Global Demand and Geopolitical Tensions

Bitcoin’s narrative as a decentralized, borderless asset is gaining traction in regions experiencing economic instability or capital controls. Countries with high inflation, currency devaluation, or political turmoil often see increased Bitcoin adoption as citizens seek to preserve their wealth. This global demand provides a steady, underlying support for the price that is somewhat insulated from Western macroeconomic trends. Furthermore, geopolitical tensions can drive demand for assets perceived as neutral and outside the traditional financial system. While this hasn’t been the primary driver of the current cycle, it adds another layer of demand that helps establish a higher price floor during consolidation periods.
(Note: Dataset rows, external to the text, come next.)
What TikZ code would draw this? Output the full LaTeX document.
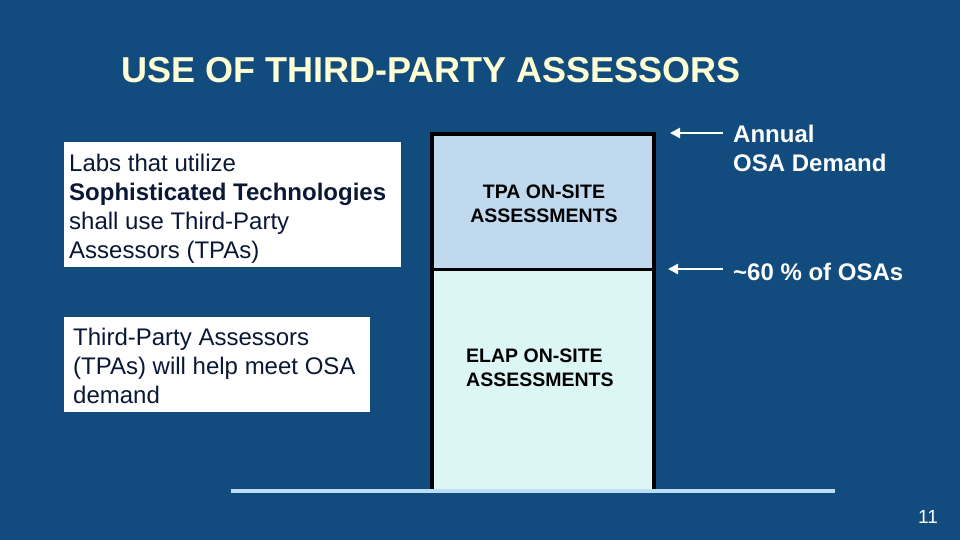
\documentclass[tikz,border=0pt]{standalone}
\usepackage{fontspec}
\setmainfont{Liberation Sans}
\usetikzlibrary{arrows.meta}
\definecolor{bg}{HTML}{124B7D}
\definecolor{titlec}{HTML}{FFFFD4}
\definecolor{navytext}{HTML}{0A1836}
\definecolor{upperfill}{HTML}{C0D9EF}
\definecolor{lowerfill}{HTML}{DCF5F5}
\definecolor{basec}{HTML}{BCDDF6}
\tikzset{
  infobox/.style={fill=white, draw=none},
  infotext/.style={anchor=north west, inner sep=0pt, align=left, text=navytext, font=\fontsize{24pt}{29pt}\selectfont},
  bartext/.style={inner sep=0pt, text=black, font=\bfseries\fontsize{19.5pt}{24pt}\selectfont},
  sidetext/.style={anchor=north west, inner sep=0pt, align=left, text=white, font=\bfseries\fontsize{24pt}{29pt}\selectfont},
  whitearrow/.style={draw=white, line width=2.5pt, -{Triangle[length=10pt,width=10pt]}},
}
\begin{document}
\begin{tikzpicture}[x=1pt,y=-1pt]
\useasboundingbox (0,0) rectangle (960,540);
\fill[bg] (0,0) rectangle (960,540);
% title
\node[anchor=north west, inner sep=0pt, text=titlec, font=\bfseries\fontsize{36pt}{40pt}\selectfont] (title) at (121,57.5) {USE OF THIRD-PARTY ASSESSORS};
% left boxes
\node[infobox, anchor=north west, minimum width=337pt, minimum height=125pt, inner sep=0pt] (box1) at (64,142) {};
\node[infotext] (box1text) at (69,153.5) {Labs that utilize\\\textbf{Sophisticated Technologies}\\shall use Third-Party\\Assessors (TPAs)};
\node[infobox, anchor=north west, minimum width=306pt, minimum height=95pt, inner sep=0pt] (box2) at (64,317) {};
\node[infotext] (box2text) at (73,327.5) {Third-Party Assessors\\(TPAs) will help meet OSA\\demand};
% bar
\node[fill=upperfill, anchor=north west, minimum width=222pt, minimum height=135pt, inner sep=0pt] (tpa) at (432,134) {};
\node[fill=lowerfill, anchor=north west, minimum width=222pt, minimum height=221pt, inner sep=0pt] (elap) at (432,269) {};
\draw[line width=4pt] (elap.south west) -- (tpa.north west) -- (tpa.north east) -- (elap.south east);
\draw[line width=3pt] (tpa.south west) -- (tpa.south east);
\draw[basec, line width=4pt] (231,491) coordinate (bl) -- (835,491) coordinate (br);
\node[bartext, align=center] (tpatext) at (544,204) {TPA ON-SITE\\ASSESSMENTS};
\node[bartext, align=left, anchor=west] (elaptext) at (466,368) {ELAP ON-SITE\\ASSESSMENTS};
% right labels
\node[sidetext] (demand) at (733,124.5) {Annual\\OSA Demand};
\node[sidetext] (sixty) at (733,262.5) {\textasciitilde 60 \%\ of OSAs};
\coordinate (a1tail) at (723,133);
\coordinate (a1tip) at (670,133);
\coordinate (a2tail) at (723,269);
\coordinate (a2tip) at (668,269);
\draw[whitearrow] (a1tail) -- (a1tip);
\draw[whitearrow] (a2tail) -- (a2tip);
% page number
\node[text=white, font=\fontsize{19pt}{22pt}\selectfont, inner sep=0pt] (pagenum) at (928,517) {11};
\end{tikzpicture}
\end{document}
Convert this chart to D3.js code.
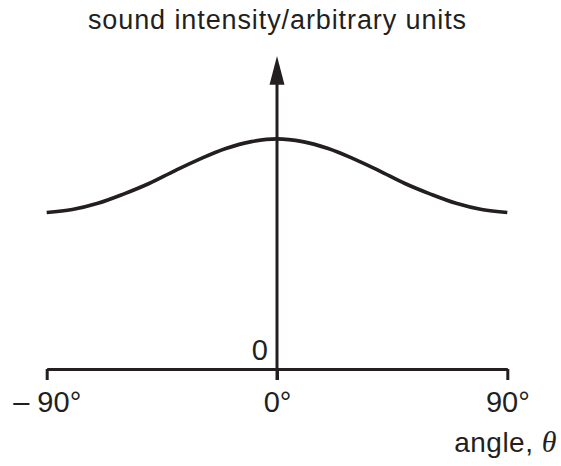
<!DOCTYPE html>
<html>
<head>
<meta charset="utf-8">
<script src="https://cdnjs.cloudflare.com/ajax/libs/d3/7.8.5/d3.min.js"></script>
<style>
  body { margin: 0; background: #fff; }
  svg { display: block; font-family: "Liberation Sans", Arial, Helvetica, sans-serif; }
  .curve { fill: none; stroke: #231f20; stroke-width: 3.6; }
  .x-axis path, .x-axis line, .y-line { stroke: #231f20; stroke-width: 3; }
  .x-axis text { font-size: 29px; fill: #231f20; font-family: "Liberation Sans", Arial, sans-serif; }
  .label { fill: #231f20; }
</style>
</head>
<body>
<svg width="561" height="466"></svg>
<script>
// intensity pattern (arbitrary units, peak = 1)
var angles = [-90, -80, -70, -60, -50, -40, -30, -20, -10, 0, 10, 20, 30, 40, 50, 60, 70, 80, 90];
var intensity = [0.68, 0.693, 0.72, 0.76, 0.806, 0.861, 0.913, 0.958, 0.988, 1.0,
                 0.988, 0.958, 0.913, 0.861, 0.806, 0.76, 0.72, 0.693, 0.68];
var tickAngles = [-90, 0, 90];
var tickLabels = ["\u2013 90\u00b0", "0\u00b0", "90\u00b0"];

var svg = d3.select("svg"),
    ink = "#231f20";

var x = d3.scaleLinear()
    .domain([-90, 90])
    .range([46.7, 507.3]);

var y = d3.scaleLinear()
    .domain([0, 1.36])
    .range([369, 56]);

var line = d3.line()
    .x(function(d, i) { return x(angles[i]); })
    .y(function(d) { return y(d); })
    .curve(d3.curveCatmullRom.alpha(0.5));

// x axis with the three angle ticks
var xAxis = d3.axisBottom(x)
    .tickValues(tickAngles)
    .tickFormat(function(d, i) { return tickLabels[i]; })
    .tickSize(11)
    .tickSizeOuter(0)
    .tickPadding(11);

svg.append("g")
    .attr("class", "x-axis")
    .attr("transform", "translate(0," + y(0) + ")")
    .call(xAxis)
    .call(function(g) { g.selectAll("text").attr("fill", ink); });

// vertical intensity axis with arrow head
svg.append("line")
    .attr("class", "y-line")
    .attr("x1", x(0)).attr("x2", x(0))
    .attr("y1", y(0) + 11)
    .attr("y2", y(1.24));

svg.append("path")
    .attr("fill", ink)
    .attr("d", "M" + x(0) + "," + y(1.36) +
               "L" + (x(0) + 7.5) + "," + y(1.235) +
               "L" + (x(0) - 7.5) + "," + y(1.235) + "Z");

svg.append("path")
    .datum(intensity)
    .attr("class", "curve")
    .attr("d", line);

svg.append("text")
    .attr("class", "label")
    .attr("x", x(0) - 9)
    .attr("y", y(0) - 9)
    .attr("text-anchor", "end")
    .style("font-size", "29px")
    .text("0");

svg.append("text")
    .attr("class", "label")
    .attr("x", 277.5)
    .attr("y", 29.3)
    .attr("text-anchor", "middle")
    .style("font-size", "27px")
    .style("letter-spacing", "0.9px")
    .text("sound intensity/arbitrary units");

var ang = svg.append("text")
    .attr("class", "label")
    .attr("x", 557)
    .attr("y", 451.7)
    .attr("text-anchor", "end")
    .style("font-size", "28px")
    .style("letter-spacing", "0.5px");
ang.append("tspan").text("angle, ");
ang.append("tspan")
    .style("font-family", "'Liberation Serif', 'Times New Roman', serif")
    .style("font-style", "italic")
    .style("font-size", "30px")
    .text("\u03b8");
</script>
</body>
</html>
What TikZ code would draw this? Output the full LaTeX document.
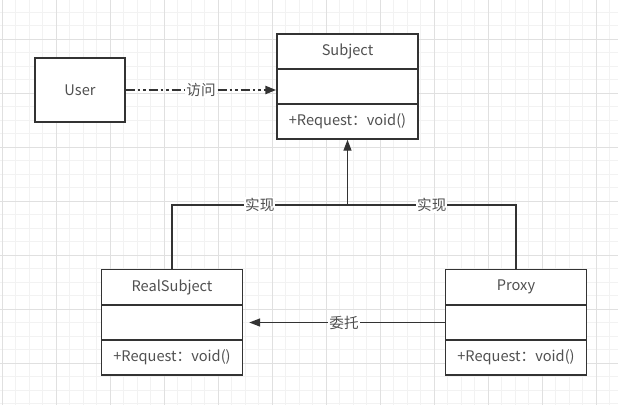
\documentclass[tikz,border=0pt]{standalone}
\usepackage{fontspec}
\setmainfont{Noto Sans CJK SC}
\usetikzlibrary{arrows.meta}

\definecolor{gridminor}{HTML}{F2F2F2}
\definecolor{gridmajor}{HTML}{E0E0E0}
\definecolor{umlline}{HTML}{333333}
\definecolor{umltext}{HTML}{505050}

\tikzset{
    umlfont/.style={font=\fontsize{14.6}{17}\selectfont, text=umltext},
    cell/.style={draw=umlline, line width=1.4pt, fill=white, minimum width=141pt,
        minimum height=35pt, inner sep=0pt, umlfont},
    actor/.style={cell, minimum width=90pt, minimum height=64pt},
    link/.style={draw=umlline, line width=1.4pt},
    tip/.style={-{Triangle[length=11pt,width=8pt]}},
    lbl/.style={fill=white, inner sep=1pt, umlfont},
    visit/.style={link, line width=2.4pt,
        dash pattern=on 9pt off 3pt on 2.5pt off 3pt on 2.5pt off 3pt}
}

\begin{document}
\begin{tikzpicture}[x=1pt, y=-1pt]
    \useasboundingbox (0,0) rectangle (618,405);
    % grid
    \foreach \gx in {2,15.5,...,618} \draw[gridminor, line width=0.7pt] (\gx,0) -- (\gx,405);
    \foreach \gy in {12,25.5,...,405} \draw[gridminor, line width=0.7pt] (0,\gy) -- (618,\gy);
    \foreach \gx in {2,56,...,618} \draw[gridmajor, line width=0.8pt] (\gx,0) -- (\gx,405);
    \foreach \gy in {39,93,...,405} \draw[gridmajor, line width=0.8pt] (0,\gy) -- (618,\gy);

    \node[actor] (user) at (80,90) {User};

    \node[cell] (subj) at (347.5,51.5) {Subject};
    \node[cell] (subjattr) at (347.5,86.5) {};
    \node[cell] (subjop) at (347.5,121.5) {+Request：void()};

    \node[cell] (real) at (172,287) {RealSubject};
    \node[cell] (realattr) at (172,322.5) {};
    \node[cell] (realop) at (172,357.5) {+Request：void()};

    \node[cell] (proxy) at (516,287) {Proxy};
    \node[cell] (proxyattr) at (516,322.5) {};
    \node[cell] (proxyop) at (516,357.5) {+Request：void()};

    \coordinate (fork) at (347.5,205);

    \draw[visit, tip] (user.east) -- node[lbl] {访问} (user.east -| subjattr.west);
    \draw[link] (real.north) |- node[lbl, pos=0.75] {实现} (fork);
    \draw[link] (proxy.north) |- node[lbl, pos=0.75] {实现} (fork);
    \draw[link, tip] (fork) -- (subjop.south);
    \draw[link, tip, shorten >=6pt] (proxyattr.west) -- node[lbl] {委托} (realattr.east);
\end{tikzpicture}
\end{document}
Technical Analysis: Charting the Consolidation

From a technical analysis perspective, the current price action is classic consolidation within a bull market. After a strong upward move, the market needs to “catch its breath.” Key support and resistance levels are being tested. The $60,000 level has acted as a strong psychological and technical support, while the all-time high near $73,000 serves as resistance. This creates a trading range. Volume during this period has typically been lower than during the rally phases, indicating a pause in momentum. Traders are watching for a decisive breakout above resistance or a breakdown below support on high volume to signal the next major directional move. The longer the consolidation, the more significant the eventual breakout tends to be, as it represents a resolution of the battle between bulls and bears.

The Path Forward: Scenarios After the Plateau

The end of a price plateau typically leads to a significant move. There are two primary scenarios. The bullish scenario involves a continuation of the uptrend, fueled by a combination of factors like a Federal Reserve rate cut, stronger-than-expected ETF inflows, or a positive regulatory development. This could propel the price to new all-time highs. The bearish scenario would involve a breakdown, potentially triggered by a worsening macroeconomic outlook, a “black swan” event, or sustained selling pressure that overwhelms institutional demand. However, given the strong fundamental demand from ETFs and the reduced supply from the halving, many analysts view the risk/reward as skewed to the upside, with the plateau serving as a necessary and healthy foundation for the next leg up. The market’s patience during this phase is a sign of growing sophistication, moving away from pure speculation towards a more measured assessment of value.